None of these, of course, are conducive to the scientific method or part of any ‘explanation’ that would be acceptable to an orthodox scientist, but to be accused of being ‘unscientific’ is the cross forteans have to bear. Our energies form a different type of discipline – one that operates on the border of intellectual chaos – that is more conducive to the consideration of all possibilities without prejudging the phenomena. It is pre-scientific (something that Thomas Kuhn understood) and not anti-scientific (which its unthinking critics deem it to be). In this field, Coleman is a smooth operator; as you travel with him across America – speaking to witnesses, gathering data, delving into history, archaeology, anthropology, indeed, anything that might shed some light on the meaning of the events – you can’t help but gain a respect for someone working so closely at the coalface of weirdness for so long … and who still appears sane and considerate.

Coleman obviously cares about strange phenomena but also about people to whom it has happened; people whose lives, for reasons that are often beyond their conscious understanding, have been turned upside-down. In academic life, he has been a family counsellor , and that has clearly helped. He says his passion for fortean mysteries has not dimmed in four decades and closes with words that go against the media-cultured expectation for instant understanding: “There is nothing wrong with not having all of the answers at this stage of the game.” That’s a pretty good approximation to fortean wisdom that will guide you through the next 20 years.

Bob Rickard.

**************

Of course, I began a cryptozoologist in 1960 and remain one today. But, needless to say, I am aware of how different parts of the journey have enhanced me and limited me and surprised me. In Mysterious America, I give a peek into that trek, just as I have here, on this blog for the last several months. The travel along any path is, bottomline, very personal. I appreciate that and hope my sharing assists others to find enjoyment in theirs too.

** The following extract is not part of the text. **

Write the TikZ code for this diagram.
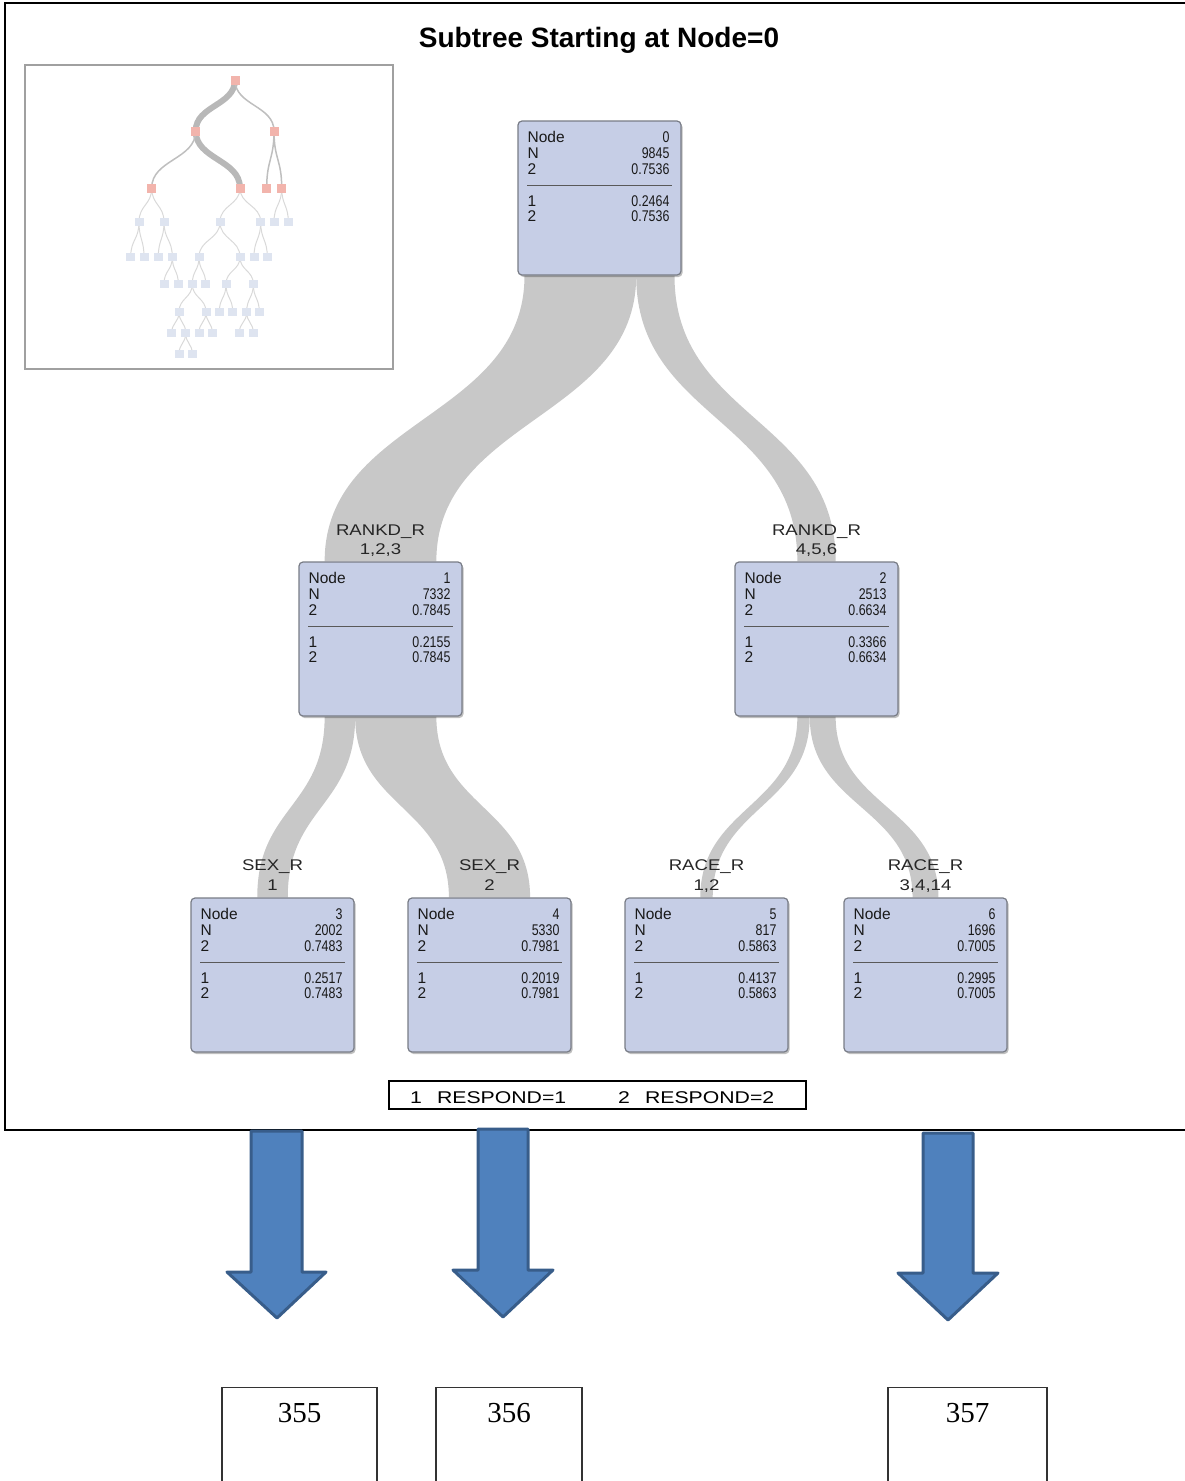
\documentclass[tikz,border=0pt]{standalone}
\usepackage{fontspec}
\newfontfamily\sasfont{Liberation Sans}
\newfontfamily\valfont[FakeStretch=0.8]{Liberation Sans}
\newfontfamily\labfont[FakeStretch=1.2]{Liberation Sans}
\newfontfamily\legfont[FakeStretch=1.25]{Liberation Sans}
\newfontfamily\numfont{Liberation Serif}
\usetikzlibrary{calc,backgrounds,shadows}

\definecolor{boxfill}{RGB}{198,206,230}
\definecolor{boxline}{RGB}{120,124,134}
\definecolor{bandgray}{RGB}{200,200,200}
\definecolor{insetline}{RGB}{160,160,160}
\definecolor{hotnode}{RGB}{242,180,172}
\definecolor{coldnode}{RGB}{222,228,240}
\definecolor{arrowfill}{RGB}{79,129,189}
\definecolor{arrowline}{RGB}{56,93,138}

\tikzset{
  tbox/.style={draw=boxline, fill=boxfill, rounded corners=4pt, line width=1.2pt,
    minimum width=163pt, minimum height=154pt, inner sep=0pt,
    drop shadow={shadow xshift=1.5pt, shadow yshift=-2pt, fill=black, opacity=.25}},
  lt/.style={anchor=base west, inner sep=0pt, text=black!90, font=\sasfont\fontsize{15.5}{15.5}\selectfont},
  rt/.style={anchor=base east, inner sep=0pt, text=black!90, font=\valfont\fontsize{15.5}{15.5}\selectfont},
  sepline/.style={draw=black!65, line width=1pt},
  lab/.style={anchor=base, inner sep=0pt, text=black!85, font=\labfont\fontsize{15.5}{15.5}\selectfont},
  leg/.style={anchor=base west, inner sep=0pt, font=\legfont\fontsize{17}{17}\selectfont},
  hot/.style={fill=hotnode, minimum width=9pt, minimum height=9pt, inner sep=0pt},
  cold/.style={fill=coldnode, minimum width=9pt, minimum height=8pt, inner sep=0pt},
  ithin/.style={draw=black!15, line width=1pt},
  imid/.style={draw=black!25, line width=1.5pt},
  ithick/.style={draw=black!28, line width=6pt},
  barrow/.style={fill=arrowfill, draw=arrowline, line width=3pt, line join=round},
  obox/.style={draw=black!80, line width=1.2pt, minimum width=155pt, minimum height=150pt, anchor=north, inner sep=0pt},
  onum/.style={inner sep=0pt, font=\numfont\fontsize{29}{30}\selectfont},
}

% node box contents: name, id, N, predicted share, share of 1, share of 2
\newcommand\fillnode[6]{%
  \node[lt] (#1-l1) at ($(#1.north west)+(10,22)$) {Node};
  \node[rt] (#1-v1) at ($(#1.north east)+(-12,22)$) {#2};
  \node[lt] (#1-l2) at ($(#1.north west)+(10,38)$) {N};
  \node[rt] (#1-v2) at ($(#1.north east)+(-12,38)$) {#3};
  \node[lt] (#1-l3) at ($(#1.north west)+(10,54)$) {2};
  \node[rt] (#1-v3) at ($(#1.north east)+(-12,54)$) {#4};
  \draw[sepline] ($(#1.north west)+(10,65)$) -- ($(#1.north east)+(-10,65)$);
  \node[lt] (#1-l4) at ($(#1.north west)+(10,86)$) {1};
  \node[rt] (#1-v4) at ($(#1.north east)+(-12,86)$) {#5};
  \node[lt] (#1-l5) at ($(#1.north west)+(10,101)$) {2};
  \node[rt] (#1-v5) at ($(#1.north east)+(-12,101)$) {#6};
}

% flow band: parent, child, left offset at parent (from its centre), width
\newcommand\band[4]{%
  \fill[bandgray] let \p1=(#1.south), \p2=(#2.north) in
    (\x1+#3,\y1) .. controls (\x1+#3,0.5*\y1+0.5*\y2) and (\x2-#4/2,0.5*\y1+0.5*\y2) .. (\x2-#4/2,\y2)
    -- (\x2+#4/2,\y2)
    .. controls (\x2+#4/2,0.5*\y1+0.5*\y2) and (\x1+#3+#4,0.5*\y1+0.5*\y2) .. (\x1+#3+#4,\y1) -- cycle;
}

% overview edge: style, parent, child
\newcommand\iedge[3]{%
  \draw[#1] let \p1=(#2.center), \p2=(#3.center) in
    (\p1) .. controls (\x1,0.5*\y1+0.5*\y2) and (\x2,0.5*\y1+0.5*\y2) .. (\p2);
}

\begin{document}
\begin{tikzpicture}[x=1pt,y=-1pt]
\useasboundingbox (0,0) rectangle (1185,1481);

% outer frame of the tree output
\draw[black, line width=2pt] (1185,3) -- (5,3) -- (5,1130) -- (1185,1130);

\node[font=\sasfont\bfseries\fontsize{28}{28}\selectfont, inner sep=0pt] (title) at (599,40) {Subtree Starting at Node=0};

% ---------- overview of the whole tree ----------
\node[draw=insetline, line width=2pt, minimum width=368pt, minimum height=304pt, inner sep=0pt] (inset) at (209,217) {};
\foreach \n/\x/\y in {r/235/80, a/195.7/131, b/274/131, c/151.7/188, d/240/188, e/266.7/188, f/281.7/188}
  {\node[hot] (\n) at (\x,\y) {};}
\foreach \n/\x/\y in {g1/139/222, g2/164/222, g3/220/222, g4/260.7/222, g5/274/222, g6/288.3/222,
  h1/130.7/257, h2/144/257, h3/158.3/257, h4/172.3/257, h5/199/257, h6/240/257, h7/254/257, h8/267.3/257,
  k1/164/284, k2/178.3/284, k3/192.3/284, k4/205.7/284, k5/226/284, k6/253.3/284,
  m1/179/312, m2/206/312, m3/219.3/312, m4/232.7/312, m5/246.7/312, m6/259.3/312,
  p1/171.7/333, p2/185.7/333, p3/199/333, p4/212.3/333, p5/239.3/333, p6/253.3/333,
  q1/179/354, q2/192.3/354}
  {\node[cold] (\n) at (\x,\y) {};}
\begin{scope}[on background layer]
  \iedge{ithick}{r}{a}
  \iedge{ithick}{a}{d}
  \foreach \s/\t in {r/b, a/c, b/e, b/f}
    {\iedge{imid}{\s}{\t}}
  \foreach \s/\t in {c/g1, c/g2, d/g3, d/g4, f/g5, f/g6,
    g1/h1, g1/h2, g2/h3, g2/h4, g3/h5, g3/h6, g4/h7, g4/h8,
    h4/k1, h4/k2, h5/k3, h5/k4, h6/k5, h6/k6,
    k3/m1, k3/m2, k5/m3, k5/m4, k6/m5, k6/m6,
    m1/p1, m1/p2, m2/p3, m2/p4, m5/p5, m5/p6,
    p2/q1, p2/q2}
    {\iedge{ithin}{\s}{\t}}
\end{scope}

% ---------- tree nodes ----------
\node[tbox] (n0) at (599.5,198) {};
\node[tbox] (n1) at (380.5,639) {};
\node[tbox] (n2) at (816.5,639) {};
\node[tbox] (n3) at (272.5,975) {};
\node[tbox] (n4) at (489.5,975) {};
\node[tbox] (n5) at (706.5,975) {};
\node[tbox] (n6) at (925.5,975) {};

\fillnode{n0}{0}{9845}{0.7536}{0.2464}{0.7536}
\fillnode{n1}{1}{7332}{0.7845}{0.2155}{0.7845}
\fillnode{n2}{2}{2513}{0.6634}{0.3366}{0.6634}
\fillnode{n3}{3}{2002}{0.7483}{0.2517}{0.7483}
\fillnode{n4}{4}{5330}{0.7981}{0.2019}{0.7981}
\fillnode{n5}{5}{817}{0.5863}{0.4137}{0.5863}
\fillnode{n6}{6}{1696}{0.7005}{0.2995}{0.7005}

% flow bands, width proportional to N
\begin{scope}[on background layer]
  \band{n0}{n1}{-75}{111.7}
  \band{n0}{n2}{36.7}{38.3}
  \band{n1}{n3}{-55.85}{30.5}
  \band{n1}{n4}{-25.35}{81.2}
  \band{n2}{n5}{-19.15}{12.4}
  \band{n2}{n6}{-6.75}{25.9}
\end{scope}

% split labels
\node[lab] (s1a) at ($(n1.north)+(0,-25.5)$) {RANKD\_R};
\node[lab] (s1b) at ($(n1.north)+(0,-6.5)$) {1,2,3};
\node[lab] (s2a) at ($(n2.north)+(0,-25.5)$) {RANKD\_R};
\node[lab] (s2b) at ($(n2.north)+(0,-6.5)$) {4,5,6};
\node[lab] (s3a) at ($(n3.north)+(0,-26.5)$) {SEX\_R};
\node[lab] (s3b) at ($(n3.north)+(0,-6.5)$) {1};
\node[lab] (s4a) at ($(n4.north)+(0,-26.5)$) {SEX\_R};
\node[lab] (s4b) at ($(n4.north)+(0,-6.5)$) {2};
\node[lab] (s5a) at ($(n5.north)+(0,-26.5)$) {RACE\_R};
\node[lab] (s5b) at ($(n5.north)+(0,-6.5)$) {1,2};
\node[lab] (s6a) at ($(n6.north)+(0,-26.5)$) {RACE\_R};
\node[lab] (s6b) at ($(n6.north)+(0,-6.5)$) {3,4,14};

% legend
\node[draw=black, line width=1.3pt, minimum width=417pt, minimum height=28pt, inner sep=0pt] (legend) at (597.5,1095) {};
\node[leg] (leg1) at (410,1103) {1\hspace{15pt}RESPOND=1};
\node[leg] (leg2) at (618,1103) {2\hspace{15pt}RESPOND=2};

% ---------- block arrows and result boxes ----------
\draw[barrow] (251,1131) -- (302,1131) -- (302,1272) -- (326,1272) -- (277,1318) -- (227,1272) -- (251,1272) -- cycle;
\draw[barrow] (478,1129) -- (528,1129) -- (528,1270) -- (553,1270) -- (503,1317) -- (453,1270) -- (478,1270) -- cycle;
\draw[barrow] (923,1133) -- (973,1133) -- (973,1273) -- (998,1273) -- (948,1320) -- (898,1273) -- (923,1273) -- cycle;

\node[obox] (o355) at (299.5,1387) {};
\node[obox, minimum width=146pt] (o356) at (509,1387) {};
\node[obox, minimum width=159pt] (o357) at (967.5,1387) {};
\node[onum] (t355) at ($(o355.north)+(0,26)$) {355};
\node[onum] (t356) at ($(o356.north)+(0,26)$) {356};
\node[onum] (t357) at ($(o357.north)+(0,26)$) {357};
\end{tikzpicture}
\end{document}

*Footnote: These two books have just been reprinted, with a new introduction, as The Unidentified & Creatures of the Outer Edge: The Early Works of Jerome Clark and Loren Coleman, NY: Anomalist Books, 2006.

If you are interested in obtaining any of the last hardbound copies of Mysterious America that I have, please see the posting here.

Mysterious America

Loren Coleman About Loren Coleman
Loren Coleman is one of the world’s leading cryptozoologists, some say “the” leading living cryptozoologist. Certainly, he is acknowledged as the current living American researcher and writer who has most popularized cryptozoology in the late 20th and early 21st centuries. Starting his fieldwork and investigations in 1960, after traveling and trekking extensively in pursuit of cryptozoological mysteries, Coleman began writing to share his experiences in 1969. An honorary member of Ivan T. Sanderson’s Society for the Investigation of the Unexplained in the 1970s, Coleman has been bestowed with similar honorary memberships of the North Idaho College Cryptozoology Club in 1983, and in subsequent years, that of the British Columbia Scientific Cryptozoology Club, CryptoSafari International, and other international organizations. He was also a Life Member and Benefactor of the International Society of Cryptozoology (now-defunct). Loren Coleman’s daily blog, as a member of the Cryptomundo Team, served as an ongoing avenue of communication for the ever-growing body of cryptozoo news from 2005 through 2013. He returned as an infrequent contributor beginning Halloween week of 2015. Coleman is the founder in 2003, and current director of the International Cryptozoology Museum in Portland, Maine.


One Response to “Fortean Evolution”

  1. omne51a responds:

    Loren,

    I just watched a program on the History Channel that had you in it, talking about a Yeti expedition in which you went to a person’s estate/ranch, in Texas I think, where materials had been found in boxes, including hair and fecal matter which upon testing came back as belonging to an unknown primate. The owner of this ranch had apparently funded the expedition and died in a plane crash in 1962 (I think), I am wondering if you could elaborate or point me in the direction of a book you may have written detailing this finding. I am curious also as to why I had never heard of this before? Thanks!